◆ WRITTEN TASK: Copy out exactly the lines from the one holding "Rebuild this diagram" through the one holding "minimum width=8.92cm, minimum", ends included; omit images.

◆ DATA:
__________________________________________________

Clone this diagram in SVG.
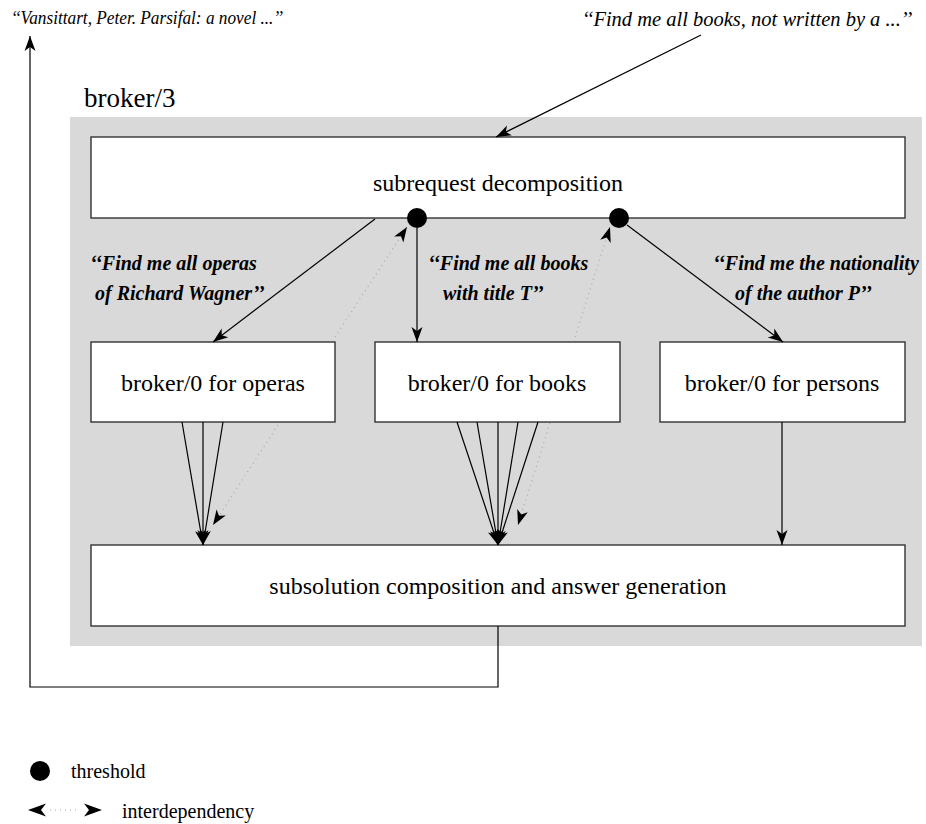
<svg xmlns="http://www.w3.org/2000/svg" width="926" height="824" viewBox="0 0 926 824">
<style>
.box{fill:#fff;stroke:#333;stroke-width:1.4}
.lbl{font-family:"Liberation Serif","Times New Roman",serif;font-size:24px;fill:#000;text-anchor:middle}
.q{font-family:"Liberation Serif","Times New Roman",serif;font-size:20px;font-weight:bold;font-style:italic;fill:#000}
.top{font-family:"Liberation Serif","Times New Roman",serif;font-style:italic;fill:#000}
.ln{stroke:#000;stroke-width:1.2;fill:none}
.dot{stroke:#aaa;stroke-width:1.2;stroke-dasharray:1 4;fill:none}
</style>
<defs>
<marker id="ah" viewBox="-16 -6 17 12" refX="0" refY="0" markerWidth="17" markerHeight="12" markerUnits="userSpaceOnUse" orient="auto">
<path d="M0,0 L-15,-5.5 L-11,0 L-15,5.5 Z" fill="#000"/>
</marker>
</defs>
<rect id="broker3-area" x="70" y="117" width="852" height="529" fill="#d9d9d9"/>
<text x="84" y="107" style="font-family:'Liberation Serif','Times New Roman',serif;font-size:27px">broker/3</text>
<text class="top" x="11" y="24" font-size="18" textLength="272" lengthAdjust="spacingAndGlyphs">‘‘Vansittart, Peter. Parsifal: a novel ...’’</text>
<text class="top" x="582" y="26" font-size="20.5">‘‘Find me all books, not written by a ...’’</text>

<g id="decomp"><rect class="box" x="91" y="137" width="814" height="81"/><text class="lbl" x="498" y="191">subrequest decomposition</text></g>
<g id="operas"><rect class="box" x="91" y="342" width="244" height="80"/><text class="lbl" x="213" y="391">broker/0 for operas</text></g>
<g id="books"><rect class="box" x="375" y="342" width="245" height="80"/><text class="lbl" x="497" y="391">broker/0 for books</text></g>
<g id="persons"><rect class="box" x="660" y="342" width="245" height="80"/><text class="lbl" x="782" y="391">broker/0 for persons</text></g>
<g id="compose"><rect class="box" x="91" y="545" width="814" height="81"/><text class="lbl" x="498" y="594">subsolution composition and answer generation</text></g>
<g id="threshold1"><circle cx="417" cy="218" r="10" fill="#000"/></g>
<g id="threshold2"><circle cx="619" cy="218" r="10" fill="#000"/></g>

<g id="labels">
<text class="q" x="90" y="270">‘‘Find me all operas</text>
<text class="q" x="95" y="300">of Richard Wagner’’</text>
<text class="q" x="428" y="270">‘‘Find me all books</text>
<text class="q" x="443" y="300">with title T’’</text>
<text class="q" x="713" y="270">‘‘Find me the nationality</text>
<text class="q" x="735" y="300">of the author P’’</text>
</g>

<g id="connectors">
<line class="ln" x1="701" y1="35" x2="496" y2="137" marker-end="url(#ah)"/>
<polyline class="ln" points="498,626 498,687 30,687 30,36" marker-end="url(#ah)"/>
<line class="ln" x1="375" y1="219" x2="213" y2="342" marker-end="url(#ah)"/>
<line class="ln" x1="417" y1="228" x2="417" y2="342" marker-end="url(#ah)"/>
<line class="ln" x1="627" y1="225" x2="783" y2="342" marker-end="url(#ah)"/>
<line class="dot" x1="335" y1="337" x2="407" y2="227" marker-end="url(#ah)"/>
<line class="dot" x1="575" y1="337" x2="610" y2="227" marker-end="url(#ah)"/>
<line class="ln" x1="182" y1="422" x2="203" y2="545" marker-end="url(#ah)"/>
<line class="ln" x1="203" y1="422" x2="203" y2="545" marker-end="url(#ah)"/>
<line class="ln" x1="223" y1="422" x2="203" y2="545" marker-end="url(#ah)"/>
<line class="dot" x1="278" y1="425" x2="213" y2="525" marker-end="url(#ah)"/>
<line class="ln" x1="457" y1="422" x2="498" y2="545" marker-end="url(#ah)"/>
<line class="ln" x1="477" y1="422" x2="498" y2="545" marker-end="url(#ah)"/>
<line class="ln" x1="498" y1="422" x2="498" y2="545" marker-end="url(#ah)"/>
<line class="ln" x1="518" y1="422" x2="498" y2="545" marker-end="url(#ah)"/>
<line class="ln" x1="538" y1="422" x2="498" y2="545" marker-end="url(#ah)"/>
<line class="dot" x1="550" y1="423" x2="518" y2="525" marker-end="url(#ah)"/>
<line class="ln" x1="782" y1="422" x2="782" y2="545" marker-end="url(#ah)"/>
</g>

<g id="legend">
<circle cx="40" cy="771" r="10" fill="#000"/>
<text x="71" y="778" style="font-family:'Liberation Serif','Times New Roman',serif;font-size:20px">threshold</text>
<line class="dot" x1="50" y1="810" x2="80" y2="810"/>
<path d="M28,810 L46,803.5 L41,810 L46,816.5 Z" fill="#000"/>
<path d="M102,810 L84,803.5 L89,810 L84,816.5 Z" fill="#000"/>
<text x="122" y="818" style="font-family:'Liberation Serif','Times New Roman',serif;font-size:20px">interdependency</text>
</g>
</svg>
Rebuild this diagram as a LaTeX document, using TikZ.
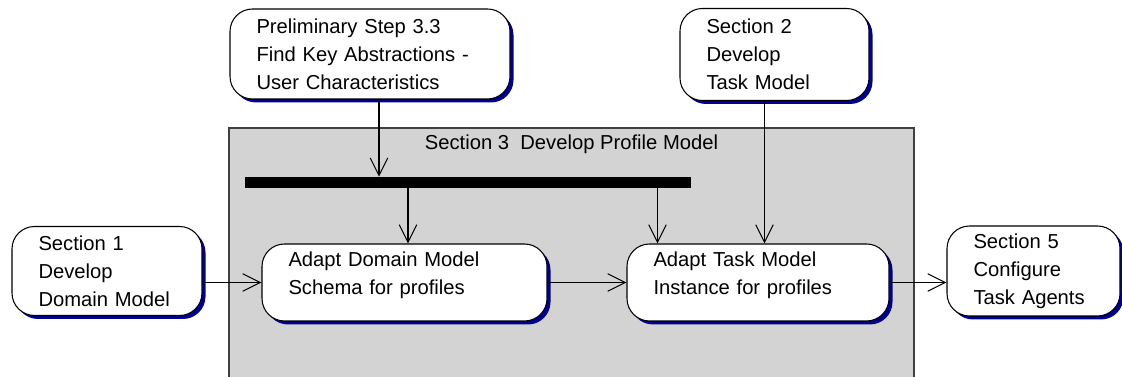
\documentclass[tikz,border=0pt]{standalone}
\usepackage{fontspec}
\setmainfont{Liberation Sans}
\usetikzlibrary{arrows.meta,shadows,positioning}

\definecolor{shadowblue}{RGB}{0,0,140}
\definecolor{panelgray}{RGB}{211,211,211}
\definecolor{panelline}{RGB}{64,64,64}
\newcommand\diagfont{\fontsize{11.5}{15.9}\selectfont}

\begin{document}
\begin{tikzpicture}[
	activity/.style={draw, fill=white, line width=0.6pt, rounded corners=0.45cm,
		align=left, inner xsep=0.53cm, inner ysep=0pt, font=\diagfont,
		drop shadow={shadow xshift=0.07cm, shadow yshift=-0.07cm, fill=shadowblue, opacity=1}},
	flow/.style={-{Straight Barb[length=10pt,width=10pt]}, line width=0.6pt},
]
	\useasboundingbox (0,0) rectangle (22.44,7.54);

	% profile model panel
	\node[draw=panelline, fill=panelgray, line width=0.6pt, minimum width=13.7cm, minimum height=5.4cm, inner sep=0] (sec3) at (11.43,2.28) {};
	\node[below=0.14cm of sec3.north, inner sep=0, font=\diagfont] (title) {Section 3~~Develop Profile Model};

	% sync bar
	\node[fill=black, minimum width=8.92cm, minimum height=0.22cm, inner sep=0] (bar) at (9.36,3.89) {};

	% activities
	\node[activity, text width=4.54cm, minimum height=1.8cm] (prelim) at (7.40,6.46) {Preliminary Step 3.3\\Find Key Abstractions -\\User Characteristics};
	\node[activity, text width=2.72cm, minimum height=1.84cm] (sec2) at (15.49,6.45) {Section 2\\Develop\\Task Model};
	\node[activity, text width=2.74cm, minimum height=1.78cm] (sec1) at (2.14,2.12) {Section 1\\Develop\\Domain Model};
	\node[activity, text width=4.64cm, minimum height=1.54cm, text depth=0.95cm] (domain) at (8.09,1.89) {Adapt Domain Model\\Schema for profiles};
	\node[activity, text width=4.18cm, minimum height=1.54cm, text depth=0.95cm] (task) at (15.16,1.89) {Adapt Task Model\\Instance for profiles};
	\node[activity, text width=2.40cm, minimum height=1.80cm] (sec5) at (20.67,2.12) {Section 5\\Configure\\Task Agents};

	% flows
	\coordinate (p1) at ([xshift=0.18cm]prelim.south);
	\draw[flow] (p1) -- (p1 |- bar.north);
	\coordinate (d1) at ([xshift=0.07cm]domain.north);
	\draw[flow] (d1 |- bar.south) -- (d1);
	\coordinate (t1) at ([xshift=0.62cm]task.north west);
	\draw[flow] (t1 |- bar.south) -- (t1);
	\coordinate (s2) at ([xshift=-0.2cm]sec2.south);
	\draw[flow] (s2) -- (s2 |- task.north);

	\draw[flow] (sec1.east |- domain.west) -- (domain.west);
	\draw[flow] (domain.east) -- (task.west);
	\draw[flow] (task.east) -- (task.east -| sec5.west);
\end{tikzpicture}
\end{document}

__________________________________________________

◆ EXERCISE OUTPUT:
Rebuild this diagram as a LaTeX document, using TikZ.
\documentclass[tikz,border=0pt]{standalone}
\usepackage{fontspec}
\setmainfont{Liberation Sans}
\usetikzlibrary{arrows.meta,shadows,positioning}

\definecolor{shadowblue}{RGB}{0,0,140}
\definecolor{panelgray}{RGB}{211,211,211}
\definecolor{panelline}{RGB}{64,64,64}
\newcommand\diagfont{\fontsize{11.5}{15.9}\selectfont}

\begin{document}
\begin{tikzpicture}[
	activity/.style={draw, fill=white, line width=0.6pt, rounded corners=0.45cm,
		align=left, inner xsep=0.53cm, inner ysep=0pt, font=\diagfont,
		drop shadow={shadow xshift=0.07cm, shadow yshift=-0.07cm, fill=shadowblue, opacity=1}},
	flow/.style={-{Straight Barb[length=10pt,width=10pt]}, line width=0.6pt},
]
	\useasboundingbox (0,0) rectangle (22.44,7.54);

	% profile model panel
	\node[draw=panelline, fill=panelgray, line width=0.6pt, minimum width=13.7cm, minimum height=5.4cm, inner sep=0] (sec3) at (11.43,2.28) {};
	\node[below=0.14cm of sec3.north, inner sep=0, font=\diagfont] (title) {Section 3~~Develop Profile Model};

	% sync bar
	\node[fill=black, minimum width=8.92cm, minimum height=0.22cm, inner sep=0] (bar) at (9.36,3.89) {};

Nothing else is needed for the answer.